WD-planets / AstroToolkit

AstroToolkit Package
Other
2 stars 0 forks source link

Save light curve (and other) data #2

Closed BGaensicke closed 10 months ago

BGaensicke commented 10 months ago

It would be good to save the data that the toolkit retrieves, so one can e.g. make another custom-style plot, or dig into the analysis. At the moment, running e.g.

python datapage_creation.py 159891122647000192

(I replaced the fixed source_id with a command-line parameter) creates a file "lightcurve_data.csv" which contains the ZTF data, I think. However, creating a bunch of HTML pages will overwrite this file.

We'd need to invest a bit of thought into the file name convention: the simplest thing would be "source_id"_ztf.csv or something like that, however, personally I really struggle with the source_id, as they are just a long set of random numbers. One way around this would be to use a coordinate-based string, JHHMMSS.SS+DDMMSS.SS, following the convention that Nicola defined in his white dwarf catalogue paper (https://ui.adsabs.harvard.edu/abs/2019MNRAS.482.5222T):

Screenshot_select-area_20240102130513

To cater for all use cases, the root file name could be JHHMMSS.SS+DDMMSS.SS_"source_id"_ztf.csv.

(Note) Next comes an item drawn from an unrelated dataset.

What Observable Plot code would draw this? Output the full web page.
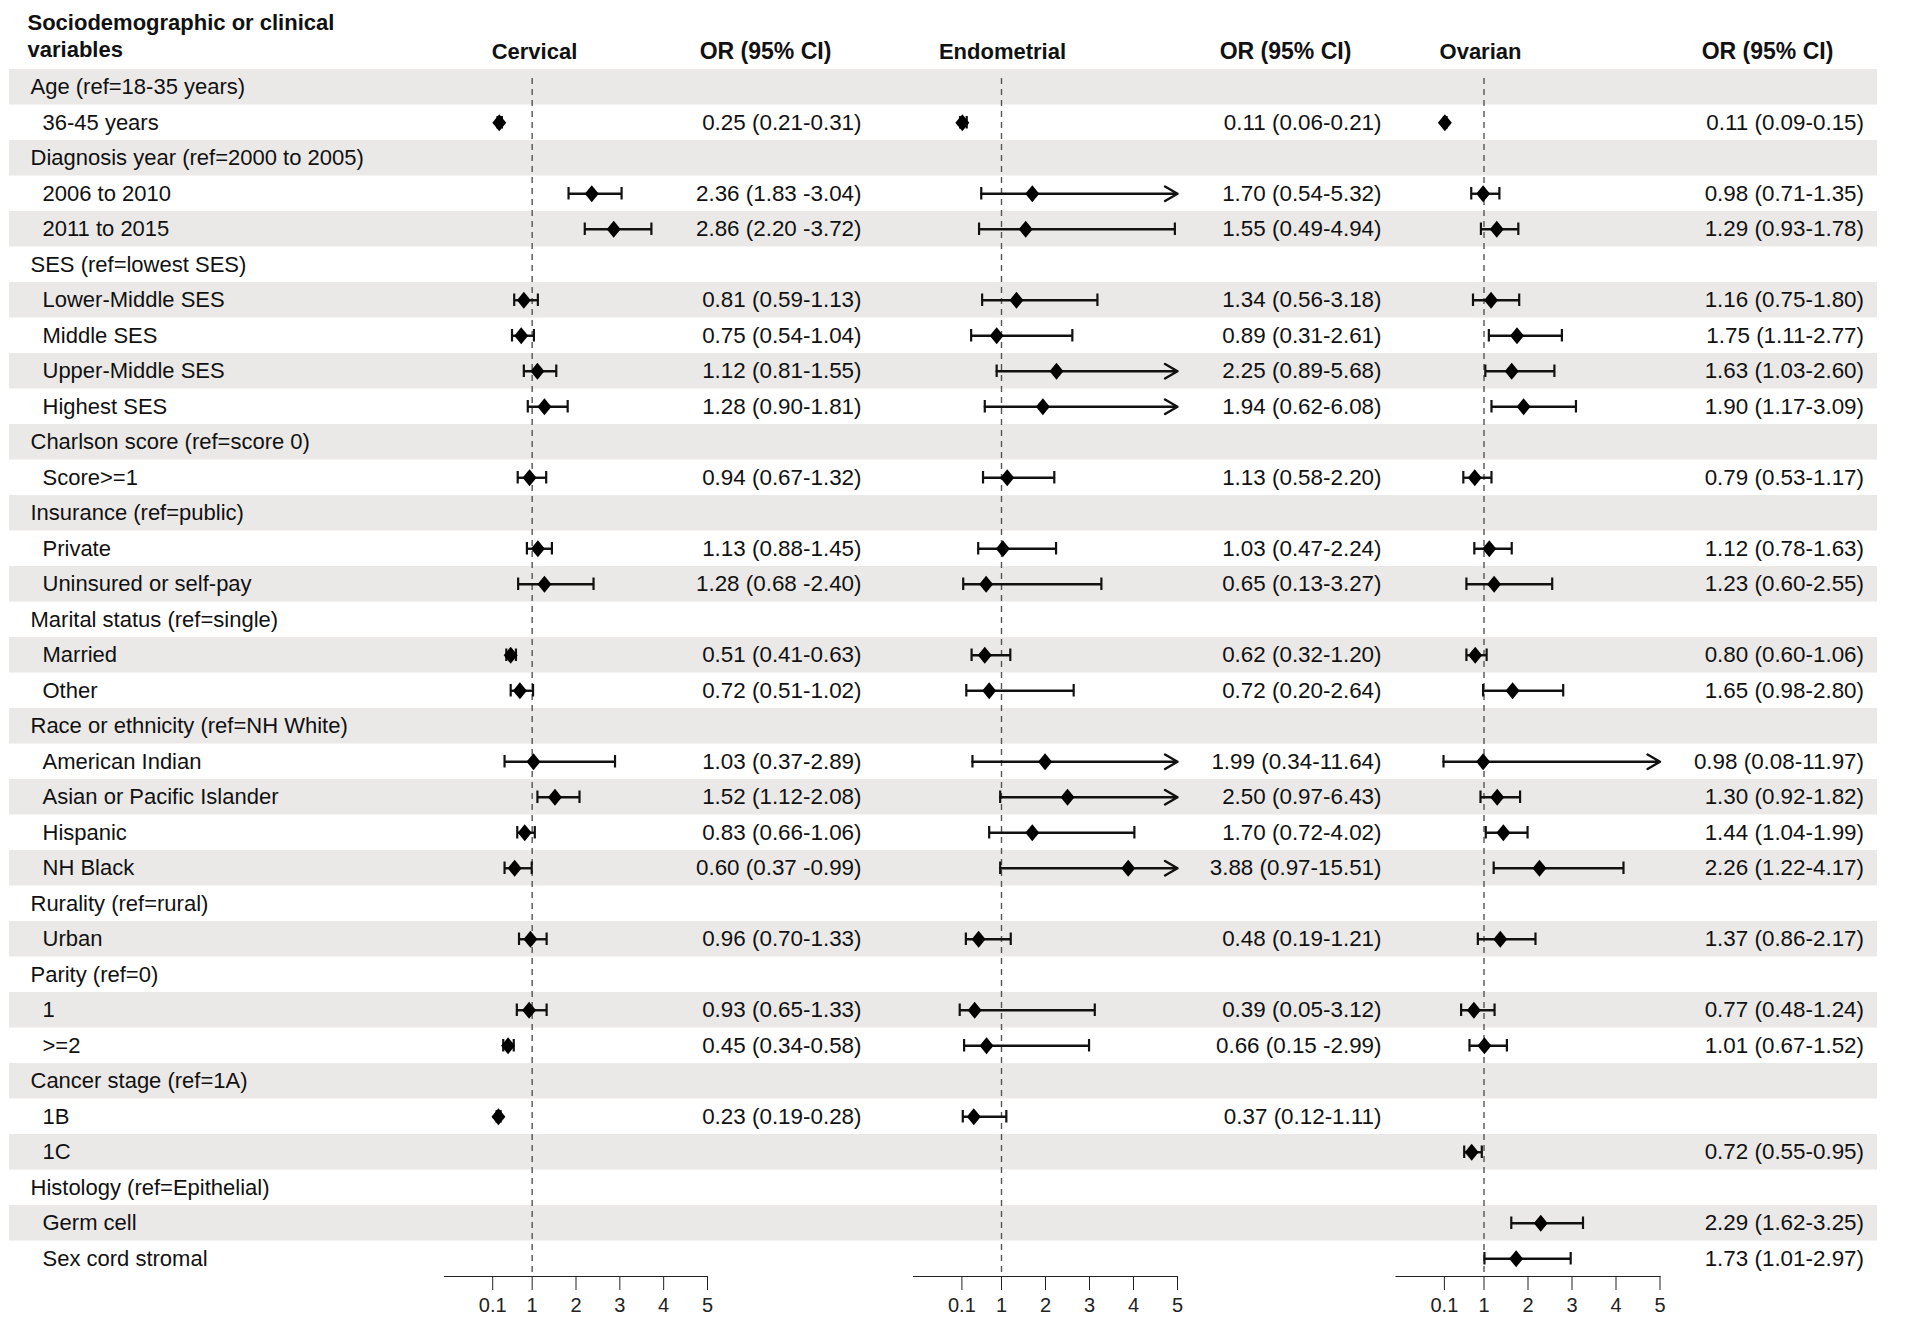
<!DOCTYPE html>
<html>
<head>
<meta charset="utf-8">
<script src="https://cdn.jsdelivr.net/npm/d3@7"></script>
<script src="https://cdn.jsdelivr.net/npm/@observablehq/plot@0.6"></script>
<style>
  html, body { margin: 0; padding: 0; background: #fff; }
  #chart { position: relative; width: 1920px; height: 1321px; font-family: "Liberation Sans", Arial, sans-serif; }
  #chart svg { position: absolute; left: 0; top: 0; }
</style>
</head>
<body>
<div id="chart"></div>
<script>
// ---------------- data ----------------
const rowLabels = [
  "Age (ref=18-35 years)", "36-45 years",
  "Diagnosis year (ref=2000 to 2005)", "2006 to 2010", "2011 to 2015",
  "SES (ref=lowest SES)", "Lower-Middle SES", "Middle SES", "Upper-Middle SES", "Highest SES",
  "Charlson score (ref=score 0)", "Score>=1",
  "Insurance (ref=public)", "Private", "Uninsured or self-pay",
  "Marital status (ref=single)", "Married", "Other",
  "Race or ethnicity (ref=NH White)", "American Indian", "Asian or Pacific Islander", "Hispanic", "NH Black",
  "Rurality (ref=rural)", "Urban",
  "Parity (ref=0)", "1", ">=2",
  "Cancer stage (ref=1A)", "1B", "1C",
  "Histology (ref=Epithelial)", "Germ cell", "Sex cord stromal"
];

const groupLabels = [
  "Age (ref=18-35 years)", "Diagnosis year (ref=2000 to 2005)", "SES (ref=lowest SES)",
  "Charlson score (ref=score 0)", "Insurance (ref=public)", "Marital status (ref=single)",
  "Race or ethnicity (ref=NH White)", "Rurality (ref=rural)", "Parity (ref=0)",
  "Cancer stage (ref=1A)", "Histology (ref=Epithelial)"
];

// OR (95% CI) as printed, one entry per row (null = no estimate)
const cervicalOR = [
  null, "0.25 (0.21-0.31)",
  null, "2.36 (1.83 -3.04)", "2.86 (2.20 -3.72)",
  null, "0.81 (0.59-1.13)", "0.75 (0.54-1.04)", "1.12 (0.81-1.55)", "1.28 (0.90-1.81)",
  null, "0.94 (0.67-1.32)",
  null, "1.13 (0.88-1.45)", "1.28 (0.68 -2.40)",
  null, "0.51 (0.41-0.63)", "0.72 (0.51-1.02)",
  null, "1.03 (0.37-2.89)", "1.52 (1.12-2.08)", "0.83 (0.66-1.06)", "0.60 (0.37 -0.99)",
  null, "0.96 (0.70-1.33)",
  null, "0.93 (0.65-1.33)", "0.45 (0.34-0.58)",
  null, "0.23 (0.19-0.28)", null,
  null, null, null
];

const endometrialOR = [
  null, "0.11 (0.06-0.21)",
  null, "1.70 (0.54-5.32)", "1.55 (0.49-4.94)",
  null, "1.34 (0.56-3.18)", "0.89 (0.31-2.61)", "2.25 (0.89-5.68)", "1.94 (0.62-6.08)",
  null, "1.13 (0.58-2.20)",
  null, "1.03 (0.47-2.24)", "0.65 (0.13-3.27)",
  null, "0.62 (0.32-1.20)", "0.72 (0.20-2.64)",
  null, "1.99 (0.34-11.64)", "2.50 (0.97-6.43)", "1.70 (0.72-4.02)", "3.88 (0.97-15.51)",
  null, "0.48 (0.19-1.21)",
  null, "0.39 (0.05-3.12)", "0.66 (0.15 -2.99)",
  null, "0.37 (0.12-1.11)", null,
  null, null, null
];

const ovarianOR = [
  null, "0.11 (0.09-0.15)",
  null, "0.98 (0.71-1.35)", "1.29 (0.93-1.78)",
  null, "1.16 (0.75-1.80)", "1.75 (1.11-2.77)", "1.63 (1.03-2.60)", "1.90 (1.17-3.09)",
  null, "0.79 (0.53-1.17)",
  null, "1.12 (0.78-1.63)", "1.23 (0.60-2.55)",
  null, "0.80 (0.60-1.06)", "1.65 (0.98-2.80)",
  null, "0.98 (0.08-11.97)", "1.30 (0.92-1.82)", "1.44 (1.04-1.99)", "2.26 (1.22-4.17)",
  null, "1.37 (0.86-2.17)",
  null, "0.77 (0.48-1.24)", "1.01 (0.67-1.52)",
  null, null, "0.72 (0.55-0.95)",
  null, "2.29 (1.62-3.25)", "1.73 (1.01-2.97)"
];

const xDomain = [-1, 5];
const xTicks = [0.1, 1, 2, 3, 4, 5];
const headerVariables = "Sociodemographic or clinical\nvariables";
const headerOR = "OR (95% CI)";

// ---------------- layout / style ----------------
const W = 1920, H = 1321, MT = 69, MB = 45;
const FONT = "'Liberation Sans', Arial, Helvetica, sans-serif";
const BAND = "#ebe9e7";
const INK = "#111";

const diamond = {
  draw(context, size) {
    const h = Math.sqrt(size / Math.PI);
    const w = h * 0.82;
    context.moveTo(0, -h);
    context.lineTo(w, 0);
    context.lineTo(0, h);
    context.lineTo(-w, 0);
    context.closePath();
  }
};

const re = /^([\d.]+)\s*\(([\d.]+)\s*-\s*([\d.]+)\)$/;
function parse(texts) {
  return rowLabels
    .map((label, i) => ({label, text: texts[i]}))
    .filter((d) => d.text)
    .map((d) => {
      const m = d.text.match(re);
      return {...d, or: +m[1], lo: +m[2], hi: +m[3]};
    });
}

const yScale = {domain: rowLabels, axis: null, padding: 0, round: false};
const chart = document.getElementById("chart");

// background: bands, row labels, left header
const background = Plot.plot({
  width: W, height: H,
  marginTop: MT, marginBottom: MB, marginLeft: 9, marginRight: 43,
  style: {background: "#fff", fontFamily: FONT, fontSize: "22px", color: INK},
  y: yScale,
  marks: [
    Plot.cell(rowLabels.filter((d, i) => i % 2 === 0), {y: (d) => d, fill: BAND}),
    Plot.text(rowLabels.filter((d) => groupLabels.includes(d)), {
      y: (d) => d, text: (d) => d, frameAnchor: "left", textAnchor: "start", dx: 21, fill: INK, fontSize: 22
    }),
    Plot.text(rowLabels.filter((d) => !groupLabels.includes(d)), {
      y: (d) => d, text: (d) => d, frameAnchor: "left", textAnchor: "start", dx: 33, fill: INK, fontSize: 22
    }),
    Plot.text([headerVariables], {
      text: (d) => d, frameAnchor: "top-left", textAnchor: "start", lineAnchor: "top", dx: 18, dy: -59,
      lineHeight: 1.23, fontWeight: "bold", fontSize: 22, fill: INK
    })
  ]
});
chart.appendChild(background);

function forest(name, texts, ml, mr, orDx, headDx, orHeadDx) {
  const data = parse(texts);
  const within = data.filter((d) => d.hi <= xDomain[1]);
  const beyond = data.filter((d) => d.hi > xDomain[1]);
  return Plot.plot({
    width: W, height: H,
    marginTop: MT, marginBottom: MB, marginLeft: ml, marginRight: mr,
    style: {background: "transparent", fontFamily: FONT, fontSize: "20px", color: "#222", overflow: "visible"},
    x: {domain: xDomain, ticks: xTicks, tickFormat: (d) => String(d), tickSize: 14, tickPadding: 7, label: null, line: true},
    y: yScale,
    marks: [
      Plot.ruleX([1], {stroke: "#555", strokeWidth: 1.4, strokeDasharray: "6,5", insetTop: 9}),
      Plot.link(within, {x1: "lo", x2: "hi", y1: "label", y2: "label", stroke: INK, strokeWidth: 2.4}),
      Plot.arrow(beyond, {
        x1: "lo", x2: () => xDomain[1], y1: "label", y2: "label",
        stroke: INK, strokeWidth: 2.4, headLength: 9, headAngle: 60
      }),
      Plot.tickX(data, {x: "lo", y: "label", stroke: INK, strokeWidth: 2.2, insetTop: 11.5, insetBottom: 11.5}),
      Plot.tickX(within, {x: "hi", y: "label", stroke: INK, strokeWidth: 2.2, insetTop: 11.5, insetBottom: 11.5}),
      Plot.dot(data, {x: "or", y: "label", symbol: diamond, r: 8.5, fill: "#000", stroke: "none"}),
      Plot.text(data, {
        y: "label", text: "text", frameAnchor: "right", textAnchor: "end", dx: orDx,
        fill: INK, fontSize: 22.4
      }),
      Plot.text([name], {
        text: (d) => d, frameAnchor: "top-left", textAnchor: "middle", dx: headDx, dy: -26,
        fontWeight: "bold", fontSize: 22, fill: INK
      }),
      Plot.text([headerOR], {
        text: (d) => d, frameAnchor: "top-right", textAnchor: "middle", dx: orHeadDx, dy: -27,
        fontWeight: "bold", fontSize: 23, fill: INK
      })
    ]
  });
}

chart.appendChild(forest("Cervical", cervicalOR, 444, 1213, 154, 90, 58));
chart.appendChild(forest("Endometrial", endometrialOR, 913, 743, 204, 89, 108));
chart.appendChild(forest("Ovarian", ovarianOR, 1395.5, 260.5, 204, 84.5, 107.5));
</script>
</body>
</html>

EthanJMoorfield commented 10 months ago

Hi Boris,

I will take a look at this - I think the best way to implement this would be to separately include this as an option in all query tools. The file you mention is currently only intended to be a temporary file for use in period analysis (which is then removed afterwards).

You can of course just grab the raw ztf data using the 'ztfquery' tool and then save this to a file manually using pandas' .to_csv() but it would definitely be nice if there was an option to automatically do this.

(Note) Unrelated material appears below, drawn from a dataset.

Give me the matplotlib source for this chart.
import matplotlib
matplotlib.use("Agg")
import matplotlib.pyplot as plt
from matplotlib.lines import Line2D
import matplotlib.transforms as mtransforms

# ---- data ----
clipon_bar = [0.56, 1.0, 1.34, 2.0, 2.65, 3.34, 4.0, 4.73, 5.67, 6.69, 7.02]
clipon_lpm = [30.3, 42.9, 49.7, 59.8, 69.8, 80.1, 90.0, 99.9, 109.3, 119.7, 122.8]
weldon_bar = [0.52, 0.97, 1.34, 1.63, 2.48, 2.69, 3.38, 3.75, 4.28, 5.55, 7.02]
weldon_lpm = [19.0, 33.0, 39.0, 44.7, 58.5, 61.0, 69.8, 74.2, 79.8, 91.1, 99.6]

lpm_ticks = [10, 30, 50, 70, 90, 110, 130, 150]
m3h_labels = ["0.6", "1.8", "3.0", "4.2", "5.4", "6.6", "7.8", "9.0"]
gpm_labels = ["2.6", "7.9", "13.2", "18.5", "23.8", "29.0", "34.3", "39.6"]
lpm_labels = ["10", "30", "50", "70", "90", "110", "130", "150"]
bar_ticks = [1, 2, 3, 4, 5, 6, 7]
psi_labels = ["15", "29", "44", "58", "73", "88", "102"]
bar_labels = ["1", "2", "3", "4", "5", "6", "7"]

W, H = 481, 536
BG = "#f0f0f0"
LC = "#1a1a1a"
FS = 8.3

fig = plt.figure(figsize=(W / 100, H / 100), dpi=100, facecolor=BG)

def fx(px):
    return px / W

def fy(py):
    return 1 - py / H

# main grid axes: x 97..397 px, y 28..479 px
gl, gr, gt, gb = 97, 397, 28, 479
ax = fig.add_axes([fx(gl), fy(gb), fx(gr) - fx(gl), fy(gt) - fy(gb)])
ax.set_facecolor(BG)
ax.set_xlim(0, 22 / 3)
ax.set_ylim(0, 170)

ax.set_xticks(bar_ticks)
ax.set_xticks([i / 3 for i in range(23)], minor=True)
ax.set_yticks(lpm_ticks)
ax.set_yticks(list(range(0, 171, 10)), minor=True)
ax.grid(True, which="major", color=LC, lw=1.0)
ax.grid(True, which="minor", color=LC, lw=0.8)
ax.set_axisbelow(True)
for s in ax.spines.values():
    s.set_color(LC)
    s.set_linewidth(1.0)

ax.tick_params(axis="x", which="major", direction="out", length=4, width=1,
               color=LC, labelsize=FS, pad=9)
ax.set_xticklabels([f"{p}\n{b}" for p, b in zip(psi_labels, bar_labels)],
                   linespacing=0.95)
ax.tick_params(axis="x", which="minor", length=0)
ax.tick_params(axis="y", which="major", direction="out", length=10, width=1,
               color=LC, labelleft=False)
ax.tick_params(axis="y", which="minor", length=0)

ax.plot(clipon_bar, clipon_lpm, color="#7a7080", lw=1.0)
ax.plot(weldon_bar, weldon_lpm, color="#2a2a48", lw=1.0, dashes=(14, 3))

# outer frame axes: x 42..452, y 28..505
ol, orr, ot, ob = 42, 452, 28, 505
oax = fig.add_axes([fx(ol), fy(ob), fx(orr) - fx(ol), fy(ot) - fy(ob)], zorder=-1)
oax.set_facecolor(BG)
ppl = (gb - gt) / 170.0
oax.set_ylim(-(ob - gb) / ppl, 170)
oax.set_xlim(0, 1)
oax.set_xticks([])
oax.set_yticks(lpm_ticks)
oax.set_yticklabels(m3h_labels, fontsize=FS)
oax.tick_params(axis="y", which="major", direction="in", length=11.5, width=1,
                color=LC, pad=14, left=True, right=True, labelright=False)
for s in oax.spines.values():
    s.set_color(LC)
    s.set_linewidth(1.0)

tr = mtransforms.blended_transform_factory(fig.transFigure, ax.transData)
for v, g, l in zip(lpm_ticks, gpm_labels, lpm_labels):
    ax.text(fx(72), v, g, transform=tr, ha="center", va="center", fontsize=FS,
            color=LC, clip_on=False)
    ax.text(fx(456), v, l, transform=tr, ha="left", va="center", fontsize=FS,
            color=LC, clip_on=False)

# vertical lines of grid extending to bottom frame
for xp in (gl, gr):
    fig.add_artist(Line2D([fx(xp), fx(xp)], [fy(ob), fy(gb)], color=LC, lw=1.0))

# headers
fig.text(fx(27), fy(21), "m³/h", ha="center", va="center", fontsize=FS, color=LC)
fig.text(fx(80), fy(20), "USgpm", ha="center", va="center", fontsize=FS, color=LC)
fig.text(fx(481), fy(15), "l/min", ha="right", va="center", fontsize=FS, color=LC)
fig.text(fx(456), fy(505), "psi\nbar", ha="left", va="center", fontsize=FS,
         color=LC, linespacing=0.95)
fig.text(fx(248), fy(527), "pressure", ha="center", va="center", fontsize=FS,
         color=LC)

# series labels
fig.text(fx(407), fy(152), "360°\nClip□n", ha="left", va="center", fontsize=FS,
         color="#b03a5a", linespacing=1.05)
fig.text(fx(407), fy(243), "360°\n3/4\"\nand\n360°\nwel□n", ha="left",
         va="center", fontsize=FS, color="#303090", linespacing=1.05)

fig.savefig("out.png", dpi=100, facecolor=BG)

As far as the naming convention, I agree that we should cater for all use cases. Since the Toolkit's accepted input formats are coordinates and Gaia source_id's, I think it's necessary that whichever one was used stays in the filename as they are then also an indicator of the input used to produce the data, and could be fed back into the Toolkit without the need for any transformation.

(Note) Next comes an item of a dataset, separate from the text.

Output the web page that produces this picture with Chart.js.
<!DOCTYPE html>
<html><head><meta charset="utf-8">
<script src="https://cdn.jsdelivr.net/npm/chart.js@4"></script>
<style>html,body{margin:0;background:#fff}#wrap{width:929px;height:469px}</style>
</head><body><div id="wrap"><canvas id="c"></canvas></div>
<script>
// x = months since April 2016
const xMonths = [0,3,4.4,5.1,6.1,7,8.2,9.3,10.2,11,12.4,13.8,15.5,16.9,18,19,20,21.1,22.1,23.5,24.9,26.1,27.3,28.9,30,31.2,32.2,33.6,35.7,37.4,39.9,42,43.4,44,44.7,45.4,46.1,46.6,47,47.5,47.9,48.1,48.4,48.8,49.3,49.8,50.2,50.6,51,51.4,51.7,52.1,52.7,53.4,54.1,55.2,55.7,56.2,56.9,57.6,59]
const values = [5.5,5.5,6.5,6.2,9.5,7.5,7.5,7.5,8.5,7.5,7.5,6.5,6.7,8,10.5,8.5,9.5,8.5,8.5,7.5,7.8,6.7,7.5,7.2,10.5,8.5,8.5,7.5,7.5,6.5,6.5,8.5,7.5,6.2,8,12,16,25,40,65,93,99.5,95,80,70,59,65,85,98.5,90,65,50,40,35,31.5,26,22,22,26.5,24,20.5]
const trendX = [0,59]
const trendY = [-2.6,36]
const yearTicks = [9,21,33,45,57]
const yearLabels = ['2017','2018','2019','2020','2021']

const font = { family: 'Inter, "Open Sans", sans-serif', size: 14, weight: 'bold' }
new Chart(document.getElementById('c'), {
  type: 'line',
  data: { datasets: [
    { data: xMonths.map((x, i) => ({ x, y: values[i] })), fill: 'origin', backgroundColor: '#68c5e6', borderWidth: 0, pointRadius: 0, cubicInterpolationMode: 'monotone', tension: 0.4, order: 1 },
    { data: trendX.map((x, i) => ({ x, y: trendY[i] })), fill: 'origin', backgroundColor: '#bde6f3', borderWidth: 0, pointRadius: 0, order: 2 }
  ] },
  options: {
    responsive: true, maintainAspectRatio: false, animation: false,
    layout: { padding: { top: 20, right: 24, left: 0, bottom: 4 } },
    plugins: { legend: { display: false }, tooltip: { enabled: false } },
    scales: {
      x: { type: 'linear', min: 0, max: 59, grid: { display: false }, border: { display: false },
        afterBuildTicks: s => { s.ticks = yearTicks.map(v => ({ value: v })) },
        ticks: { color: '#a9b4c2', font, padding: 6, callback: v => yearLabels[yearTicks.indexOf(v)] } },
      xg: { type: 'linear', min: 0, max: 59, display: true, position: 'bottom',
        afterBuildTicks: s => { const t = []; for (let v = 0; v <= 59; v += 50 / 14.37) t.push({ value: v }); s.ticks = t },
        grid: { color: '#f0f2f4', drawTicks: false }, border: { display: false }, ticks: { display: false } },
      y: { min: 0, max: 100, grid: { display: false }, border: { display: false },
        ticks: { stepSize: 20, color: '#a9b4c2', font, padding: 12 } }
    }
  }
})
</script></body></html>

JHHMMSS.SS+DDMMSS.SS_"source_id"ztf.csv (or JHHMMSS.SS+DDMMSS.SS"ra"_"dec"_ztf.csv) sounds good to me, and should be easy enough to implement as the transformation functions already exist within Toolkit so it would just be a matter of stringing them together.

Thanks,

Ethan

EthanJMoorfield commented 10 months ago

I have now added this, you can save basically any data by adding 'save_data=True' to the tool you are using (e.g. to save lightcurve data, you can use

getztflc(source=...,save_data=True)

The naming convention is as follows:

for pos input, files are named:

ra_dec_identifier.csv

where identifier is e.g. 'ztflc' for ztf light curves.

for source input, files are named:

J..._source_identifier.csv

where J... is the convention above.

I didn't think it made sense to use the J... convention for position input since this can't be proper motion corrected and wouldn't really be an identifier since it would then just be defined at all points in space.

BGaensicke commented 10 months ago

The naming convention sounds ok. I upgraded the toolkit, but could not get saving the light curve to work. I had a look into ZTF.py, and it still has "return_raw"

def getLightCurve(ra,dec,radius=3,return_raw=False):

Maybe this is not yet the latest version?

EthanJMoorfield commented 10 months ago

return_raw just tells the ztf routines to return the 3 plots as separate figure objects (i.e. as [g,r,i], mostly used for creating grids for data pages) without combining them into a single figure, so this is fine - the actual tools you access are all stored within Tools.py which basically acts as a map to all the sub-functions.

I'm not sure why save_data wouldn't be working for ztf but I must have missed something somewhere and forgot to test it, in all the cases I did test save_data works so I'll fix it later today once I arrive at uni.

Thanks for letting me know

EthanJMoorfield commented 10 months ago

I have fixed it, I forgot that ZTF tools return multiple dataframes.

BGaensicke commented 10 months ago

OK, saving the light curve works now.